Flox downtime due to glitch in Google App Engine
Holger Weissböck on March 11, 2015As some of you may have noticed, Flox was down for approximately four hours yesterday afternoon (CET). With this blog post, we’d like to give you a quick update on what caused this downtime and how we were able to fix it. In a nutshell, there was a glitch in the way our service provider (the Google App Engine) handles reading files. The most important news first: the service is back to normal!
Problem analysis
Flox uses FreeMarker templates to render its web interface. In order to noticeably speed up delivery of your Flox web interface these templates are pre-rendered and cached whenever a new machine instance in the Flox cluster is started. Unfortunately at 3:00pm CET yesterday Google’s App Engine started to disallow FreeMarker to load templates by throwing exceptions like this one:
java.security.AccessControlException: access denied
("java.io.FilePermission" "/WEB-INF/freemarker/panel/root.ftl" "read")

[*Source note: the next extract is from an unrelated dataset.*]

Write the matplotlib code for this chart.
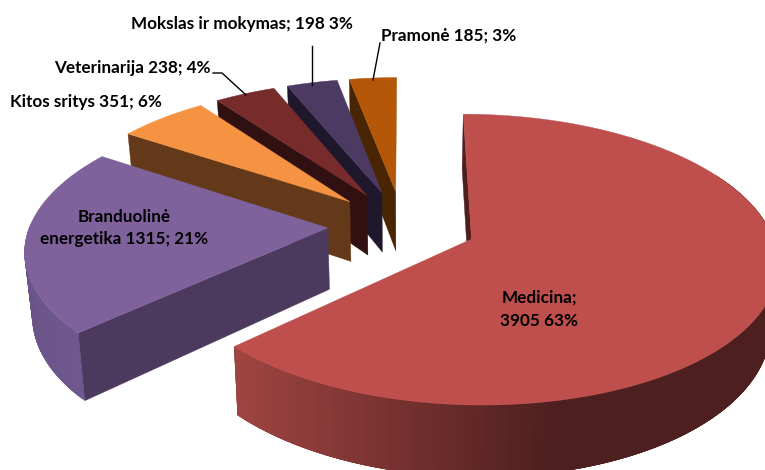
import numpy as np
import matplotlib
matplotlib.use("Agg")
import matplotlib.pyplot as plt
from matplotlib import rcParams
from matplotlib.colors import to_rgb

rcParams["font.family"] = ["Lato", "DejaVu Sans"]
rcParams["font.weight"] = "bold"

names = ["Medicina", "Branduolinė energetika", "Kitos sritys", "Veterinarija",
         "Mokslas ir mokymas", "Pramonė"]
values = [3905, 1315, 351, 238, 198, 185]
tops = ["#BE4F4C", "#7F629C", "#F59342", "#772B2B", "#4D3A62", "#B45708"]
walls = ["#4D1F1E", "#4B3A5E", "#63391A", "#301010", "#1F172B", "#4A2503"]

values = np.array(values, dtype=float)
edges = np.concatenate([[0], np.cumsum(values) / values.sum() * 360])

# projection of the tilted pie, tuned by eye against the picture
X0, Y0 = 405, 239
A, B, K = 302, 142.5, 0.141
CX, CY, EXPLODE = -0.009, 0.099, 0.25
DEPTH, SHRINK = 62, 0.98


def top_xy(X, Y):
    s = 1 / (1 + K * Y)
    return X0 + A * X * s, Y0 - B * Y * s


def low_xy(X, Y):
    px, py = top_xy(X, Y)
    s = 1 / (1 + K * Y)
    return X0 + (px - X0) * SHRINK, py + DEPTH * s


fig = plt.figure(figsize=(7.65, 4.7), dpi=100)
ax = fig.add_axes([0, 0, 1, 1])
ax.set_xlim(0, 765)
ax.set_ylim(470, 0)
ax.axis("off")

# back slices first, Medicina last
for i in range(len(values) - 1, -1, -1):
    a0, a1 = np.radians(edges[i]), np.radians(edges[i + 1])
    mid = (a0 + a1) / 2
    ox = CX + EXPLODE * np.sin(mid)
    oy = CY + EXPLODE * np.cos(mid)
    t = np.linspace(a0, a1, 160)
    X = ox + np.sin(t)
    Y = oy + np.cos(t)
    tx, ty = top_xy(X, Y)
    bx, by = low_xy(X, Y)

    # outer rim, only the two front slices show it; each quad overlaps the next
    if i < 2:
        for j in range(len(t) - 1):
            if np.degrees(t[j]) > 270 and i == 1 or np.degrees(t[j]) < 60 and i == 0:
                continue
            k = min(j + 4, len(t) - 1)
            if i == 0:
                f = np.clip((tx[j] - 233) / (560 - 233), 0, 1)
                c = (1 - f) * np.array(to_rgb("#A04542")) + f * np.array(to_rgb("#4D1F1E"))
            else:
                f = np.clip((tx[j] - 24) / 100, 0, 1)
                c = (1 - f) * np.array(to_rgb("#6A5487")) + f * np.array(to_rgb("#735C96"))
            qx = np.r_[tx[j:k + 1], bx[j:k + 1][::-1]]
            qy = np.r_[ty[j:k + 1], by[j:k + 1][::-1]]
            ax.fill(qx, qy, color=c, lw=0, zorder=i * -3 + 20)

    # cut face at the start angle
    ax_, ay_ = top_xy(ox, oy)
    lx_, ly_ = low_xy(ox, oy)
    ax.fill([tx[0], ax_, lx_, bx[0]], [ty[0], ay_, ly_, by[0]],
            color=walls[i], lw=0.3, zorder=i * -3 + 21)

    # top face
    ax.fill(np.r_[ax_, tx], np.r_[ay_, ty], color=tops[i], lw=0.3, zorder=i * -3 + 22)

txt = dict(fontsize=12.3, ha="center", va="center", color="black", zorder=40)
ax.text(241.5, 24, "Mokslas ir mokymas; 198 3%", **txt)
ax.text(448.5, 36, "Pramonė 185; 3%", **txt)
ax.text(132, 68, "Veterinarija 238; 4%", **txt)
ax.text(86, 102, "Kitos sritys 351; 6%", **txt)
ax.text(124, 217, "Branduolinė", **txt)
ax.text(124, 239, "energetika 1315; 21%", **txt)
ax.text(539, 298, "Medicina;", **txt)
ax.text(539, 321, "3905 63%", **txt)

ax.plot([380, 373], [43, 80], color="black", lw=1, zorder=30)
ax.plot([312, 312], [46, 85], color="black", lw=1, zorder=30)
ax.plot([213, 222, 246], [73, 73, 95], color="black", lw=1, zorder=30)

fig.savefig("out.png", dpi=100)
plt.close(fig)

at com.google.appengine.runtime.Request.process-e5a6df6e4f6e9c58(Request.java)
at java.security.AccessControlContext.checkPermission(AccessControlContext.java:382)
at java.security.AccessController.checkPermission(AccessController.java:572)
at java.lang.SecurityManager.checkPermission(SecurityManager.java:549)
at java.lang.SecurityManager.checkRead(SecurityManager.java:888)
at java.io.File.isFile(File.java:961)
at freemarker.cache.FileTemplateLoader$2.run(FileTemplateLoader.java:165)
at java.security.AccessController.doPrivileged(AccessController.java:63)
...
As you can see, the App Engine environment started denying access to the FreeMarker template files, making it impossible to render the web interface for Flox. Since Flox pre-renders all templates when it starts a machine instance, this problem also caused the Flox REST API to fail. This is why, after investigating and identifying the problem we disabled the prerendering of templates as a workaround to get the API back online. This means that, although the web interface was still not available, the Flox API was back up and running at about 7:30pm.
Further info
At the same time we reached out to the Google folks in every which way we could (e.g. Stack Overflow and Google Groups). The GAE maintenance team reacted rather quickly and whitelisted Flox to allow FreeMarker template access again until they are able to fix the root cause of the problem, as you can see here: code.google.com.
Conclusion
While it seems that the problem was not caused by any error on our side, we know that you rely on a stable and reliable backend at all times. Thus, we are sorry for this downtime and hope that you accept our apologies!